Turns out — SPOILER — that some women know right away if they will fuck a guy, but some women don't give a shit. Tough nut to interview awkwardly, I always say.

I get it dude. You know they aren't attracted to you. But why are you pouring salt in this wound? Awkward salt-wound comedy?

Moving up to the top of the Escalator of Awkward: Eventually I stop feeling sorry for Geeky McNerdy and start feeling sorry for these nice women. Exactly HOW NICE do women have to be in these situations? What do you owe someone you're turning down? Do you have to be nice? Do you have to give reasons? Do you have to elaborate on what you like and don't like so the person can understand precisely to what degree you fit on the spectrum of What That Person Likes? It's one thing to give someone a reason who politely asks why you weren't into them, and quite another to find yourself filling out the Kinsey questionnaire on dating preferences.
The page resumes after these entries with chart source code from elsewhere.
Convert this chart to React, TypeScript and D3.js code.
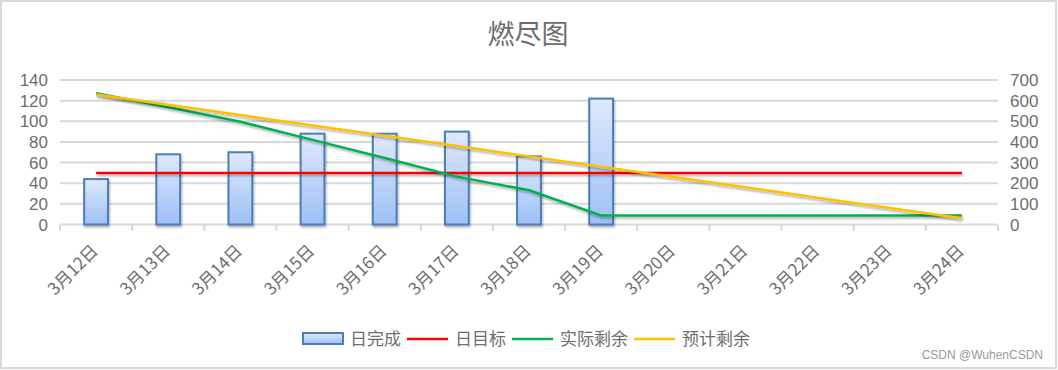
import React from 'react';
import * as d3 from 'd3';

// burndown data
const days = ['3月12日', '3月13日', '3月14日', '3月15日', '3月16日', '3月17日', '3月18日',
  '3月19日', '3月20日', '3月21日', '3月22日', '3月23日', '3月24日'];
const dailyDone = [44, 68, 70, 88, 88, 90, 66, 122];
const dailyTarget = [50, 50, 50, 50, 50, 50, 50, 50, 50, 50, 50, 50, 50];
const actualLeft = [636, 568, 498, 410, 322, 232, 166, 44, 44, 44, 44, 44, 44];
const plannedLeft = [630, 580, 530, 480, 430, 380, 330, 280, 230, 180, 130, 80, 30];
const leftTicks = [0, 20, 40, 60, 80, 100, 120, 140];
const rightTicks = [0, 100, 200, 300, 400, 500, 600, 700];

const W = 1058;
const H = 370;
const FONT = '"Noto Sans CJK SC", "Noto Sans", sans-serif';
const NUM_FONT = '"Liberation Sans", Arial, sans-serif';
const TXT = '#6e6e6e';

export default function App() {
  const x = d3.scaleBand<string>().domain(days).range([60, 998]);
  const yL = d3.scaleLinear().domain([0, 140]).range([224.5, 80]);
  const yR = d3.scaleLinear().domain([0, 700]).range([224.5, 80]);
  const cx = (d: string) => (x(d) as number) + x.bandwidth() / 2;
  const barW = x.bandwidth() * 0.33;

  const lineL = d3.line<number>().x((_, i) => cx(days[i])).y(v => yL(v));
  const lineR = d3.line<number>().x((_, i) => cx(days[i])).y(v => yR(v));

  const legend = [
    { name: '日完成', kind: 'bar', color: '#4a7ebb' },
    { name: '日目标', kind: 'line', color: '#ff0000' },
    { name: '实际剩余', kind: 'line', color: '#00b050' },
    { name: '预计剩余', kind: 'line', color: '#ffc000' },
  ];
  let lx = 302;
  const legendItems = legend.map(l => {
    const item = { ...l, x: lx };
    lx += 48 + l.name.length * 17 + 6;
    return item;
  });

  return (
    <svg width={W} height={H} style={{ position: 'absolute', left: 0, top: 0, fontFamily: FONT }}>
      <defs>
        <linearGradient id="barGrad" x1="0" y1="0" x2="0" y2="1">
          <stop offset="0%" stopColor="#dfe9fc" />
          <stop offset="100%" stopColor="#9ec0f6" />
        </linearGradient>
        <filter id="shadow" filterUnits="userSpaceOnUse" x="0" y="0" width={W} height={H}>
          <feDropShadow dx="1" dy="2" stdDeviation="1.2" floodColor="#000" floodOpacity="0.3" />
        </filter>
      </defs>
      <rect x={1} y={1} width={W - 3} height={H - 3} fill="#fff" stroke="#d9d9d9" strokeWidth={2} />

      <text x={528} y={44} textAnchor="middle" fontSize={27} fill={TXT}>燃尽图</text>

      {/* gridlines */}
      {leftTicks.map(t => (
        <line key={t} x1={60} x2={998} y1={yL(t)} y2={yL(t)} stroke="#d9d9d9" strokeWidth={2} />
      ))}
      {leftTicks.map(t => (
        <text key={'l' + t} x={48} y={yL(t) + 6} textAnchor="end" fontSize={17} fontFamily={NUM_FONT} fill={TXT}>{t}</text>
      ))}
      {rightTicks.map(t => (
        <text key={'r' + t} x={1010} y={yR(t) + 6} textAnchor="start" fontSize={17} fontFamily={NUM_FONT} fill={TXT}>{t}</text>
      ))}

      {/* x axis ticks */}
      {days.concat(['end']).map((d, i) => {
        const tx = 60 + i * x.bandwidth();
        return <line key={d} x1={tx} x2={tx} y1={224.5} y2={231} stroke="#d9d9d9" strokeWidth={2} />;
      })}
      {days.map(d => (
        <text key={d} transform={`translate(${cx(d) + 3},${252}) rotate(-45)`} textAnchor="end"
          fontSize={17} fill={TXT}>{d}</text>
      ))}

      {/* bars */}
      {dailyDone.map((v, i) => (
        <rect key={i} x={cx(days[i]) - barW / 2} y={yL(v)} width={barW} height={yL(0) - yL(v)}
          fill="url(#barGrad)" stroke="#4a7ebb" strokeWidth={2} filter="url(#shadow)" />
      ))}

      <path d={lineL(dailyTarget) || ''} fill="none" stroke="#ff0000" strokeWidth={2.5} filter="url(#shadow)" />
      <path d={lineR(actualLeft) || ''} fill="none" stroke="#00b050" strokeWidth={2.5} filter="url(#shadow)" />
      <path d={lineR(plannedLeft) || ''} fill="none" stroke="#ffc000" strokeWidth={2.5} filter="url(#shadow)" />

      {/* legend */}
      {legendItems.map(l => (
        <g key={l.name}>
          {l.kind === 'bar' ? (
            <rect x={l.x + 1} y={333} width={40} height={11} fill="url(#barGrad)" stroke={l.color} strokeWidth={2} />
          ) : (
            <line x1={l.x} x2={l.x + 41} y1={339} y2={339} stroke={l.color} strokeWidth={2.5} />
          )}
          <text x={l.x + 48} y={345} fontSize={17} fill={TXT}>{l.name}</text>
        </g>
      ))}

      <text x={1043} y={359} textAnchor="end" fontSize={12} fill="#999" fontFamily={NUM_FONT}>CSDN @WuhenCSDN</text>
    </svg>
  );
}
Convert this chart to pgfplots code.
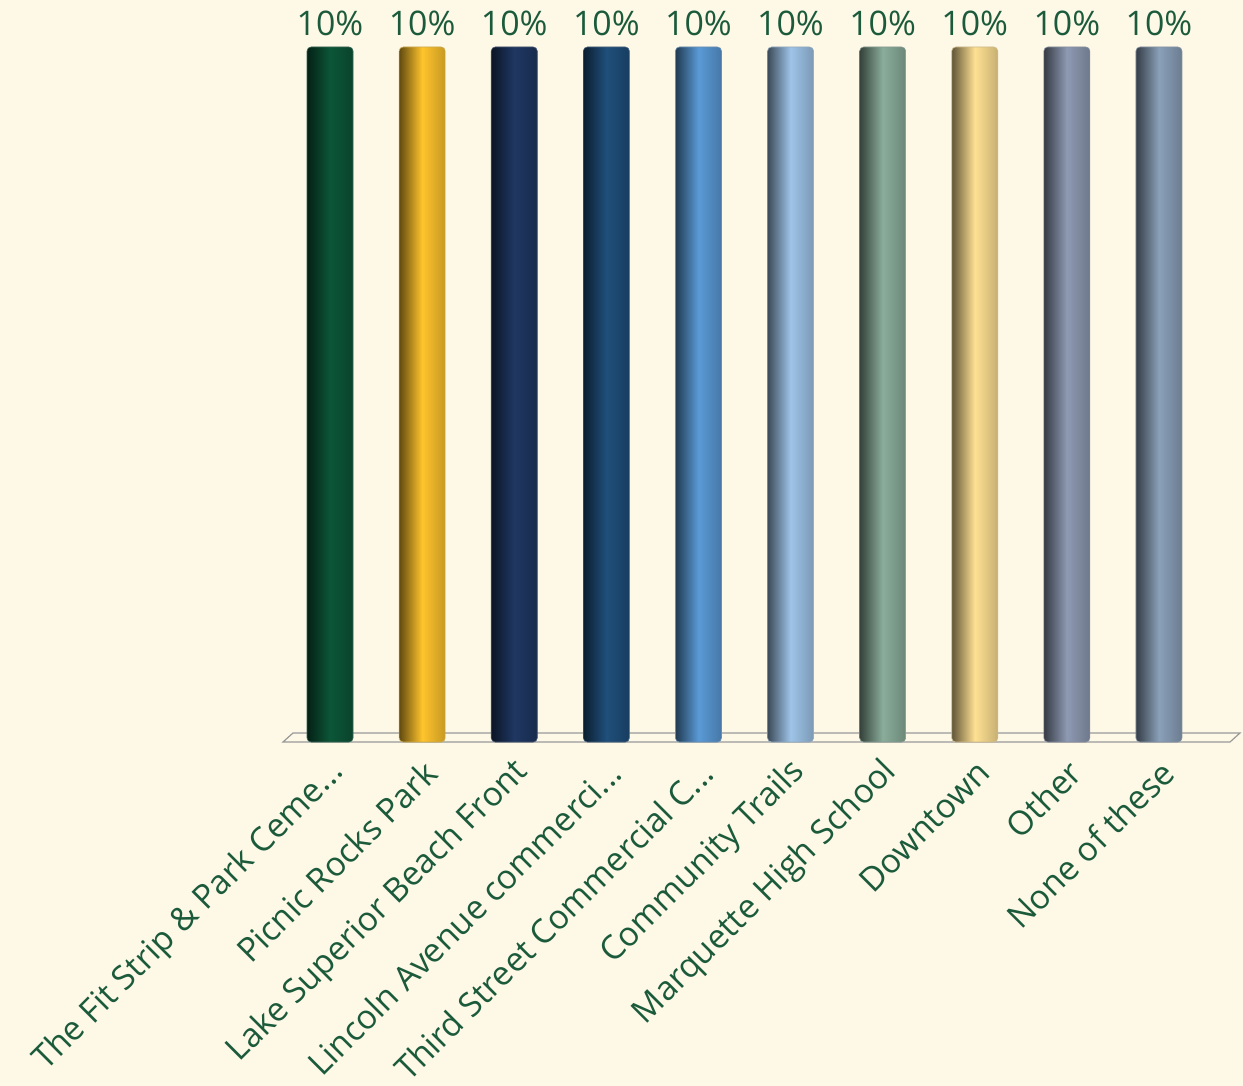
\documentclass[border=0pt]{standalone}
\usepackage{pgfplots}
\pgfplotsset{compat=1.18}
\usepackage{fontspec}
\setmainfont{Open Sans}
\definecolor{bg}{HTML}{FEF8E7}
\definecolor{txt}{HTML}{1B5B3B}
\definecolor{c1}{HTML}{0C5638}
\definecolor{c2}{HTML}{FFC42D}
\definecolor{c3}{HTML}{1F3762}
\definecolor{c4}{HTML}{1F4F7B}
\definecolor{c5}{HTML}{5A9AD6}
\definecolor{c6}{HTML}{9EC4E8}
\definecolor{c7}{HTML}{8AAD9B}
\definecolor{c8}{HTML}{FFE193}
\definecolor{c9}{HTML}{8E9AB3}
\definecolor{c10}{HTML}{8AA0B9}
\newcommand{\dd}{.\kern0.5pt.\kern0.5pt.}
\pgfplotsset{
  cyl/.style={ybar, bar width=46bp, bar shift=0pt, draw=#1!60!gray, line width=0.6bp, rounded corners=4bp,
    left color=#1!38!black, right color=#1!78!black, middle color=#1}
}
\begin{document}
\begin{tikzpicture}
\fill[bg, use as bounding box] (-284bp,-344bp) rectangle (959bp,742bp);
\draw[black!40, line width=1.2bp, fill=bg] (-1bp,0) -- (946bp,0) -- (956bp,9bp) -- (9bp,9bp) -- cycle;
\begin{axis}[
  at={(0,0)}, anchor=south west,
  scale only axis, width=921bp, height=695bp,
  xmin=-0.5, xmax=9.5, ymin=0, ymax=10,
  axis line style={draw=none},
  ytick=\empty,
  xtick={0,1,2,3,4,5,6,7,8,9},
  xticklabels={The Fit Strip \& Park Ceme\dd,Picnic Rocks Park,Lake Superior Beach Front,Lincoln Avenue commerci\dd,Third Street Commercial C\dd,Community Trails,Marquette High School,Downtown,Other,None of these},
  major tick length=0pt,
  xticklabel style={font=\fontsize{33.5}{33.5}\selectfont, text=txt, xshift=9bp, yshift=-25bp, rotate=45, anchor=east, inner sep=0pt},
  clip=false,
  nodes near coords={\pgfmathprintnumber[assume math mode=true]{\pgfplotspointmeta}\%},
  every node near coord/.append style={font=\fontsize{34}{34}\selectfont, text=txt, anchor=south, inner sep=0pt, yshift=11bp},
]
\addplot[cyl=c1] coordinates {(0,10)};
\addplot[cyl=c2] coordinates {(1,10)};
\addplot[cyl=c3] coordinates {(2,10)};
\addplot[cyl=c4] coordinates {(3,10)};
\addplot[cyl=c5] coordinates {(4,10)};
\addplot[cyl=c6] coordinates {(5,10)};
\addplot[cyl=c7] coordinates {(6,10)};
\addplot[cyl=c8] coordinates {(7,10)};
\addplot[cyl=c9] coordinates {(8,10)};
\addplot[cyl=c10] coordinates {(9,10)};
\end{axis}
\end{tikzpicture}
\end{document}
Again, hard to imagine guys who reject women being ok with this, or not seeing it as totally pathetic if not stalker-time.com (not a real website).

Also, guy, not every meeting between men and women is a romantic interlude. Many of these meetings with these women who rejected him seemed to involve having met via improv groups or creative work where a woman might be expecting to just I dunno, work? Learn? Make contacts? Friends? Do a little networking?

Most women are living their lives, sometimes wanting to meet people and sometimes not, and sometimes instantly attracted to people and sometimes not, and sometimes caring about beefy good looks and sometimes not.

I think going forward, it might be easier to just rely on the age-old wisdom of most advice columnists, who say that if you are chronically shit out of luck on the dating front, turn not to the people who rejected you, but to trusted friends who can offer constructive advice on how you might be offending women. But you're going to want to stick to women who haven't rejected you. That woman doesn't owe you a primer on the labyrinth of her own desire. In fact, if you want to understand more about women, try just being friends with some of them. Seriously. You can learn a lot.